TODAY IN HISTORY
Today is Friday, April 23.
TODAY’S HIGHLIGHT
On April 23, 1969, Sirhan Sirhan was sentenced to death for assassinating New York Sen. Robert F. Kennedy. (The sentence was later reduced to life imprisonment.)
ON THIS DATE
In 1616 (Old Style calendar), English poet and dramatist William Shakespeare died in Stratford-upon-avon on what has traditionally been regarded as the 52nd anniversary of his birth in 1564.
In 1789, President-elect George Washington and his wife, Martha, moved into the first executive mansion, the Franklin House, in New York.
In 1898, Spain declared war on the United States, which responded in kind two days later.
In 1940, about 200 people died in the Rhythm Night Club Fire in Natchez, Mississippi.
In 1943, U.S. Navy Lt. (jg) John F. Kennedy assumed command of PT-109, a motor torpedo boat, in the Solomon Islands during World War
II. (On Aug. 2, 1943, PT-109 was rammed and sunk by a Japanese destroyer, killing two crew members; Kennedy and 10 others survived.)
In 1954, Hank Aaron of the Milwaukee Braves hit the first of his 755 major-league home runs in a game against the St. Louis Cardinals. (The Braves won, 7-5.)
In 1987, 28 construction workers were killed when an apartment complex being built in Bridgeport, Connecticut, suddenly collapsed.
In 1988, a federal ban on smoking during domestic airline flights of two hours or less went into effect.
In 1993, labor leader Cesar Chavez died in San Luis, Arizona, at age 66.

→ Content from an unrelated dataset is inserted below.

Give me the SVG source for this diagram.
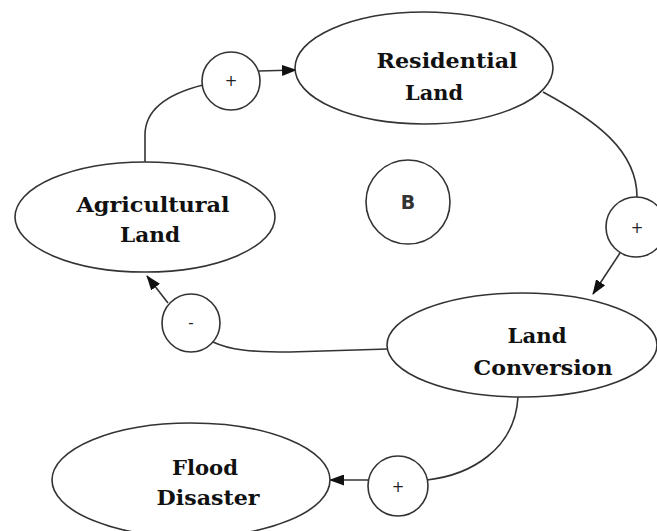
<svg xmlns="http://www.w3.org/2000/svg" width="657" height="531" viewBox="0 0 657 531">
<style>
.node{fill:#fff;stroke:#333;stroke-width:1.6}
.lbl{font-family:"DejaVu Serif","Liberation Serif",serif;font-weight:bold;font-size:20px;fill:#111;text-anchor:middle}
.sign{font-family:"DejaVu Sans","Liberation Sans",sans-serif;font-size:15px;fill:#222;text-anchor:middle}
.edge{fill:none;stroke:#333;stroke-width:1.6}
</style>
<defs>
<marker id="arr" markerUnits="userSpaceOnUse" markerWidth="15" markerHeight="11" refX="14" refY="5.5" orient="auto">
<path d="M0,0 L15,5.5 L0,11 Z" fill="#111"/>
</marker>
</defs>
<rect width="657" height="531" fill="#fff"/>
<g id="connectors">
<path class="edge" d="M145,162 L145,135 C145,105 175,92 203,85"/>
<path class="edge" d="M259,71 L296,70" marker-end="url(#arr)"/>
<path class="edge" d="M543,92 C595,120 637,150 637,197"/>
<path class="edge" d="M620,253 L593,294" marker-end="url(#arr)"/>
<path class="edge" d="M388,349 L290,352 C250,352 230,350 213,342"/>
<path class="edge" d="M168,303 L147,276" marker-end="url(#arr)"/>
<path class="edge" d="M518,397 C515,450 470,475 427,480"/>
<path class="edge" d="M369,480 L330,480" marker-end="url(#arr)"/>
</g>
<g id="residential">
<ellipse class="node" cx="424" cy="68" rx="129" ry="56"/>
<text class="lbl" x="447" y="68" textLength="141" lengthAdjust="spacingAndGlyphs">Residential</text>
<text class="lbl" x="434" y="100" textLength="58" lengthAdjust="spacingAndGlyphs">Land</text>
</g>
<g id="agricultural">
<ellipse class="node" cx="145" cy="217" rx="130" ry="55"/>
<text class="lbl" x="153" y="212" textLength="153" lengthAdjust="spacingAndGlyphs">Agricultural</text>
<text class="lbl" x="150" y="242" textLength="60" lengthAdjust="spacingAndGlyphs">Land</text>
</g>
<g id="landconversion">
<ellipse class="node" cx="522" cy="345" rx="135" ry="52"/>
<text class="lbl" x="537" y="343" textLength="59" lengthAdjust="spacingAndGlyphs">Land</text>
<text class="lbl" x="543" y="375" textLength="139" lengthAdjust="spacingAndGlyphs">Conversion</text>
</g>
<g id="flood">
<ellipse class="node" cx="191" cy="480" rx="139" ry="57"/>
<text class="lbl" x="205" y="475" textLength="66" lengthAdjust="spacingAndGlyphs">Flood</text>
<text class="lbl" x="208" y="505" textLength="103" lengthAdjust="spacingAndGlyphs">Disaster</text>
</g>
<g id="plus1">
<circle class="node" cx="231" cy="81" r="29"/>
<text class="sign" x="231" y="86">+</text>
</g>
<g id="plus2">
<circle class="node" cx="636" cy="227" r="30"/>
<text class="sign" x="637" y="233">+</text>
</g>
<g id="minus">
<circle class="node" cx="191" cy="323" r="29"/>
<text class="sign" x="191" y="328">-</text>
</g>
<g id="plus3">
<circle class="node" cx="398" cy="486" r="30"/>
<text class="sign" x="398" y="492">+</text>
</g>
<g id="loop">
<circle class="node" cx="408" cy="202" r="42"/>
<text class="sign" x="408" y="209" style="font-size:19px;font-weight:bold;fill:#333">B</text>
</g>
</svg>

In 1998, James Earl Ray, who confessed to assassinating the Rev. Martin Luther King Jr. and then insisted he’d been framed, died at a Nashville, Tennessee, hospital at age 70.

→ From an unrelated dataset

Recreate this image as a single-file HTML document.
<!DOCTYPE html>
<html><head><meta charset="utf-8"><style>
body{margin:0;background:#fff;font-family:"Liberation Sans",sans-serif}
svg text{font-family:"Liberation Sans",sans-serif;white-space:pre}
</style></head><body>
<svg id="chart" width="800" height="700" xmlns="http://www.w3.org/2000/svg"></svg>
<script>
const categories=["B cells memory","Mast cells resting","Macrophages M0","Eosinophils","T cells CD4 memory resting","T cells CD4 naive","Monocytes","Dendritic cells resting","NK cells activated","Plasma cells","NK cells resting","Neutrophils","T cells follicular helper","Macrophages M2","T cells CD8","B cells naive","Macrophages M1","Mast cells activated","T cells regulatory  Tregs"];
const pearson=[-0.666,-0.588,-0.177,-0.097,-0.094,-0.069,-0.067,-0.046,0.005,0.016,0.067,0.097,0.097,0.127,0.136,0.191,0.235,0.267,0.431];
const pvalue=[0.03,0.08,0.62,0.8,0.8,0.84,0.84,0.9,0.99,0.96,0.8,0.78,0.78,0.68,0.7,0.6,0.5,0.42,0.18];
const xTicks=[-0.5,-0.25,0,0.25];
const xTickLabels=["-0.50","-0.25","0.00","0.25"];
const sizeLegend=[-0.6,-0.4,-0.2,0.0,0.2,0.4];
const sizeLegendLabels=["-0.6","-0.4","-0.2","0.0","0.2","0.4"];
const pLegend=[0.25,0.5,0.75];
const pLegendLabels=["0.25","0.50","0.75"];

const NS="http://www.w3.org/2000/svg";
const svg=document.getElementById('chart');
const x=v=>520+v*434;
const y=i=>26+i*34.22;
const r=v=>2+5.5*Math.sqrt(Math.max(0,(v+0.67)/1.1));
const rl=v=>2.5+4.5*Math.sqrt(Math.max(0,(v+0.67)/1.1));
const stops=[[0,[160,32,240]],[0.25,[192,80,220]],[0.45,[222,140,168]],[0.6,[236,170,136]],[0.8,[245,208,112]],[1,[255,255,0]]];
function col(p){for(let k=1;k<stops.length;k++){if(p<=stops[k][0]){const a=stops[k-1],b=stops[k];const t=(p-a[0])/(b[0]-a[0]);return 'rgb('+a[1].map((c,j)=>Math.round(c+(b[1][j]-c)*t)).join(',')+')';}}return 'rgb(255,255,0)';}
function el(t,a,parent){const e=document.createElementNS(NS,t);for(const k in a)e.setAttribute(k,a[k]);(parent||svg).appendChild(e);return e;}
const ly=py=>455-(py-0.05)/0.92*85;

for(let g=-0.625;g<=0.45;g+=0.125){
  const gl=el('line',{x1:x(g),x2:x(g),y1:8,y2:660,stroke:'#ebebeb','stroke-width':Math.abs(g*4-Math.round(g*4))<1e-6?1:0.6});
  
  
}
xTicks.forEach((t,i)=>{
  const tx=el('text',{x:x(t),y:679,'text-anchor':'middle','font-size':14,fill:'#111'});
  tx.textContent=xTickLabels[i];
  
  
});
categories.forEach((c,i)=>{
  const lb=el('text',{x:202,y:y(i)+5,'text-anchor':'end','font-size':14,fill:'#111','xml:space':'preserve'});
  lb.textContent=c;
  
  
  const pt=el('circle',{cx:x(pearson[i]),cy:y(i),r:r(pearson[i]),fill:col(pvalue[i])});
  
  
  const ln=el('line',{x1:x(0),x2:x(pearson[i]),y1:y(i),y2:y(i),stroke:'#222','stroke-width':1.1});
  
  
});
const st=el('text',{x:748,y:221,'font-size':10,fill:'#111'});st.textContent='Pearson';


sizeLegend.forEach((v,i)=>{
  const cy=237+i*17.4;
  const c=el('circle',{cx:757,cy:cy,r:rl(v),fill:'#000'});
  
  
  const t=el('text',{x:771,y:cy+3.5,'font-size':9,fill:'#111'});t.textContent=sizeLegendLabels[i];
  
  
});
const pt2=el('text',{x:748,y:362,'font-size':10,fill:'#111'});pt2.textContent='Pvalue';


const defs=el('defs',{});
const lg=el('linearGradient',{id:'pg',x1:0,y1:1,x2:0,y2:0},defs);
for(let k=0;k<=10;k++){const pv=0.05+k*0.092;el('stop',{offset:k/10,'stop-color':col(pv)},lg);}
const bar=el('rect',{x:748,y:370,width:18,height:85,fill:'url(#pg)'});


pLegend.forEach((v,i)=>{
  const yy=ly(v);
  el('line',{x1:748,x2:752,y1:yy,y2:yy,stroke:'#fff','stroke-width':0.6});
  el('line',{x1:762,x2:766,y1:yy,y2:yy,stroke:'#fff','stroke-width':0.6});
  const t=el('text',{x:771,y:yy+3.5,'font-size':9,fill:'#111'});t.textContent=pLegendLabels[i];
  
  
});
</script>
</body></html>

In 2005, the recently created video-sharing website Youtube uploaded its first clip, “Me at the Zoo,” which showed Youtube co-founder Jawed Karim standing in front of an elephant enclosure at the San Diego Zoo.
Ten years ago: Former Sony Corp. president and chairman Norio Ohga, credited with developing the compact disc, died in Tokyo at age 81.

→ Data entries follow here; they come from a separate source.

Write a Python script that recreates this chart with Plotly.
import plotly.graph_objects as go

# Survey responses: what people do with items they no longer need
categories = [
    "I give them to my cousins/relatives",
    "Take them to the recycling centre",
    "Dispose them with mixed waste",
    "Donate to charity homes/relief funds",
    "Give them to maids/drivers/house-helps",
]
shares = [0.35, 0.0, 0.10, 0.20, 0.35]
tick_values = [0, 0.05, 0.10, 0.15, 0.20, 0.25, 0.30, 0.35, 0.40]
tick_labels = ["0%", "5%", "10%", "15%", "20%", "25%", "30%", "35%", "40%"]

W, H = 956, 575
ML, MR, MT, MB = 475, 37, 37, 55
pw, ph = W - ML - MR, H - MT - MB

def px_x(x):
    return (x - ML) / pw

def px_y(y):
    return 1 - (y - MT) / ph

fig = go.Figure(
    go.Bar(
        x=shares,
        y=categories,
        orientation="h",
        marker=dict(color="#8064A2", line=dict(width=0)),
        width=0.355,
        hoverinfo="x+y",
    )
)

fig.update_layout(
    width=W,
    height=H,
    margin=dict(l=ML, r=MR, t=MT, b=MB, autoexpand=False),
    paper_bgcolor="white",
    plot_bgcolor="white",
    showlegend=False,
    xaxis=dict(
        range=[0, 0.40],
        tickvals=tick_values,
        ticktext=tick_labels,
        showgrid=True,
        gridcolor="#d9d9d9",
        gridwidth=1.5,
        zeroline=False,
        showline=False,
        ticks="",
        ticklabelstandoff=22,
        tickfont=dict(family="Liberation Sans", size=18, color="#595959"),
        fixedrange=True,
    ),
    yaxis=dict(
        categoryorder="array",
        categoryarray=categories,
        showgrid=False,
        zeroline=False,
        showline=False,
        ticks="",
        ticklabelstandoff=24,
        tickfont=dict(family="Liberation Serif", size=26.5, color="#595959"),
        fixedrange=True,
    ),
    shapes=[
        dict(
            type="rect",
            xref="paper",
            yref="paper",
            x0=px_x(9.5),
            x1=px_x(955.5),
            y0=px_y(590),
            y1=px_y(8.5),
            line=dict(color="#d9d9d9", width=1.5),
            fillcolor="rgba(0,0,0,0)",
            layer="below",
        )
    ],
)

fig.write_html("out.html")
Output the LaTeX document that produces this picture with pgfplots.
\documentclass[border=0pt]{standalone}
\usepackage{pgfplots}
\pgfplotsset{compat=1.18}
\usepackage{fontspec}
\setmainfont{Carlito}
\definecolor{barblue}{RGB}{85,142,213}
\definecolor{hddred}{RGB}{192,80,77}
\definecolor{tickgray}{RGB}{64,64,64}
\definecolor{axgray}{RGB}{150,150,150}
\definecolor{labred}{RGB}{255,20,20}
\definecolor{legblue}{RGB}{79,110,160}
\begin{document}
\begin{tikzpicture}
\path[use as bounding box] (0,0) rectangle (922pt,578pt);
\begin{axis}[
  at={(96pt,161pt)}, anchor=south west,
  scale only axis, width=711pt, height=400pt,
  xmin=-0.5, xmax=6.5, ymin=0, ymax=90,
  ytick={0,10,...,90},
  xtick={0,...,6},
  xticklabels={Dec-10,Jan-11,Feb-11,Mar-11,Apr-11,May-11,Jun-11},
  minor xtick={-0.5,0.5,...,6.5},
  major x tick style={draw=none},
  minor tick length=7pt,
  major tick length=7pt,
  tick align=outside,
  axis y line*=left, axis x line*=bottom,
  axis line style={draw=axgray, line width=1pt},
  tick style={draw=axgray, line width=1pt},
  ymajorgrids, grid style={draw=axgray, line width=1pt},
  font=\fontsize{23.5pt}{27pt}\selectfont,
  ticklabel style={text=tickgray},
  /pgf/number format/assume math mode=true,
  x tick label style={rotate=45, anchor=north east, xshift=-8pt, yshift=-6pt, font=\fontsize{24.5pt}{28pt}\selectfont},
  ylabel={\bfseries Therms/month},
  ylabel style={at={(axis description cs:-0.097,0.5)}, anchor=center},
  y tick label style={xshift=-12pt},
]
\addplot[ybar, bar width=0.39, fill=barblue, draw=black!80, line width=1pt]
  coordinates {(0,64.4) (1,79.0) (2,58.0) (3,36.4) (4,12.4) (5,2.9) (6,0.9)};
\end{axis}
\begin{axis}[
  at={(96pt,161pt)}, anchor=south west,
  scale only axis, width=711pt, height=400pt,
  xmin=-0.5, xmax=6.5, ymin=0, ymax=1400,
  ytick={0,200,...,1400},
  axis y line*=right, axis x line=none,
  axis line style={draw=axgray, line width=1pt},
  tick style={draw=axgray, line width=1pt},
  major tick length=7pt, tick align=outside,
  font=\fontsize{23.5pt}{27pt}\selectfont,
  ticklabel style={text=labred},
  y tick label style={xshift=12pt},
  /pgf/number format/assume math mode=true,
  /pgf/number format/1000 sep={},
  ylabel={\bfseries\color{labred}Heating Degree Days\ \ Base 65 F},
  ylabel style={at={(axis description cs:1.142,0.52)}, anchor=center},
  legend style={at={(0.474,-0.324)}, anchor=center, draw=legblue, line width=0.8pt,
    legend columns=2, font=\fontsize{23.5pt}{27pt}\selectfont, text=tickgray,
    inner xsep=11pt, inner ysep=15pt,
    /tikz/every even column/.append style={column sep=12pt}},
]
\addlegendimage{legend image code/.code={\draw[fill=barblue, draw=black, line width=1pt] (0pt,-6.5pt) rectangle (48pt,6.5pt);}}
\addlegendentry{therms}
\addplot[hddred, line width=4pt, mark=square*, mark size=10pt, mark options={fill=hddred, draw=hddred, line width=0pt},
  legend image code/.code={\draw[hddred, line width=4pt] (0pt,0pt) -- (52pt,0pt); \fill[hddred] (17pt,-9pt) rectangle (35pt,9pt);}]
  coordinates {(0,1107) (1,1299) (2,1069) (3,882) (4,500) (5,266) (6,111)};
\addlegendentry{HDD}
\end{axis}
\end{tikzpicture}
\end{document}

Five years ago: A confident Donald Trump told supporters in Bridgeport, Connecticut, that he was not changing his pitch to voters, a day after his chief adviser assured Republican officials their party’s frontrunner would show more restraint while campaigning.
One year ago: New data showed unemployment in the U.S. swelling to levels last seen during the Great Depression of the 1930s, with 1 in 6 American workers thrown out of a job by the coronavirus; more than 4.4 million laid-off workers had applied for unemployment benefits in the preceding week. At a White House briefing, President
Donald Trump noted that researchers were looking at the effects of disinfectants on the coronavirus, and wondered aloud whether they could be injected into people.